Dynamic Modeling of Nanoparticle Pushing Based on V-Shape Cantilevered AFM

Abstract

In this paper, dynamics of pushing process based on V-shape cantilevered atomic force microscopy (VSC-AFM) is studied and the effect of VSC-AFM on required force and time of nanoparticle manipulation is discussed. The VSC is proved to be the most popular design, and the present model offers a more accurate estimation of nanoparticle displacement in pushing based on VSC-AFM. The proposed model takes both adhesion and normal friction forces into account. Pull-off forces are modeled using the Johnson–Kendall–Roberts model.

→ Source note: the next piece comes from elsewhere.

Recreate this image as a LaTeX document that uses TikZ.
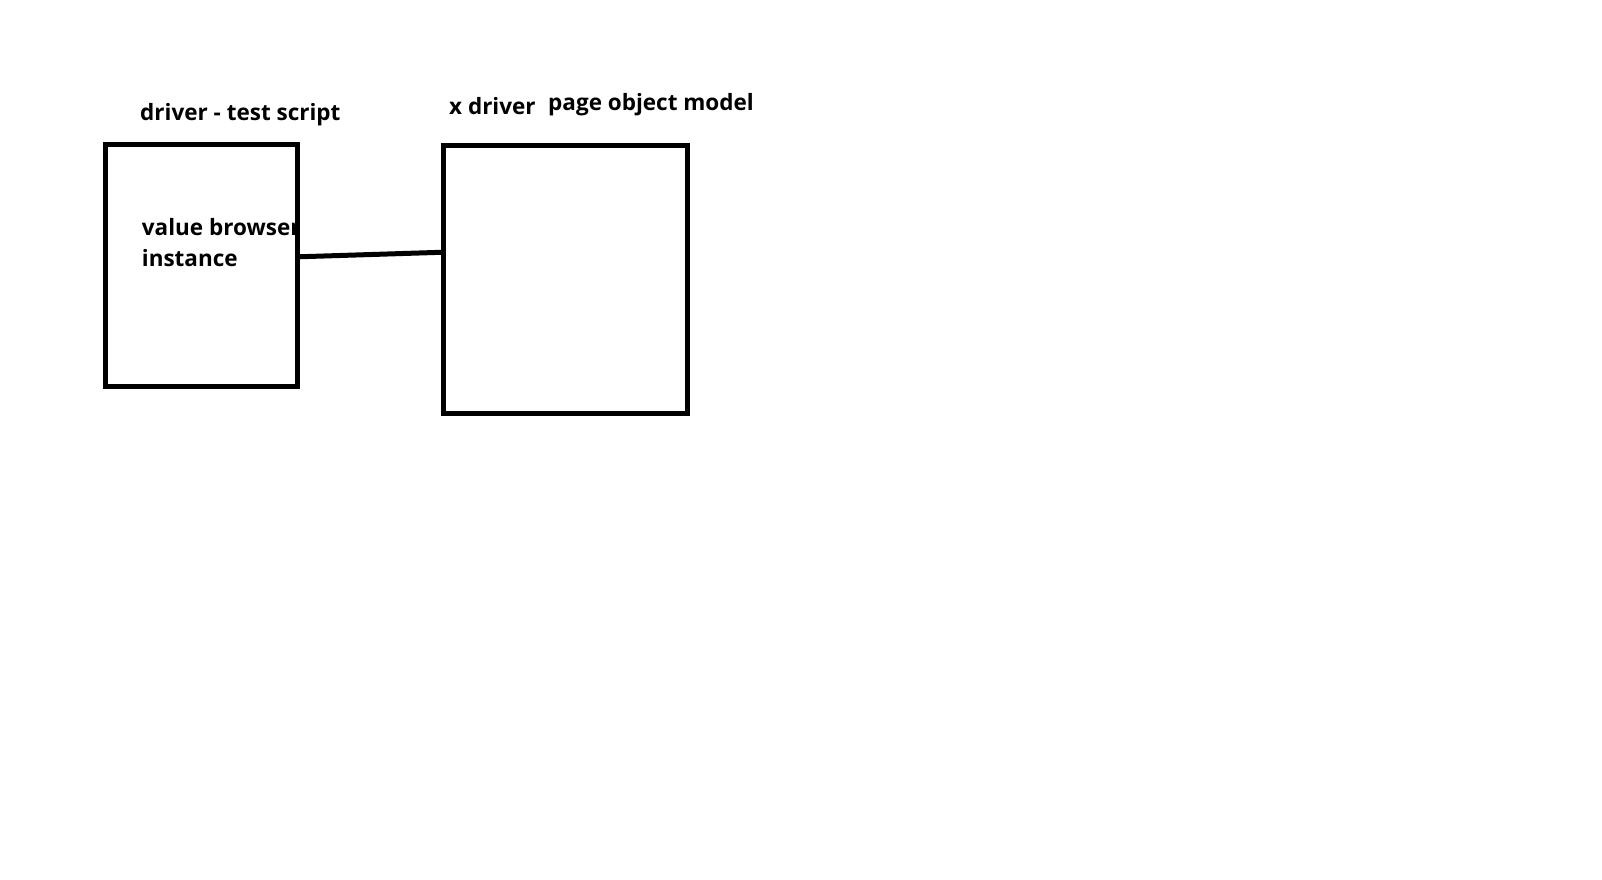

Cantilever forces are modeled using various proposed stiffness models including Butt, Sader, and Neumeister and Ducker (ND) equations for normal stiffness Kz, and Hazel, ND equations for torsional stiffness Kθ, and lateral stiffness Ky by Sader et al. Results of simulations show that the assumption of parallel beam approximation theory is not accurate enough and therefore, it is not suitable for estimation of VSC stiffness in manipulation purposes. Moreover, in nanoparticle pushing based on VSC-AFM, the required pushing force is decreased in comparison with the obtained values based on rectangular cantilevered AFM (RC-AFM). The nanoparticle begins to move very soon with a VSC-AFM in comparison with a practically similar RC-AFM. Furthermore, as a comparison between torsional stiffness equations, ND and Hazel equations are examined. It is observed that Hazel equation are overestimated the torsional stiffness in comparison with ND.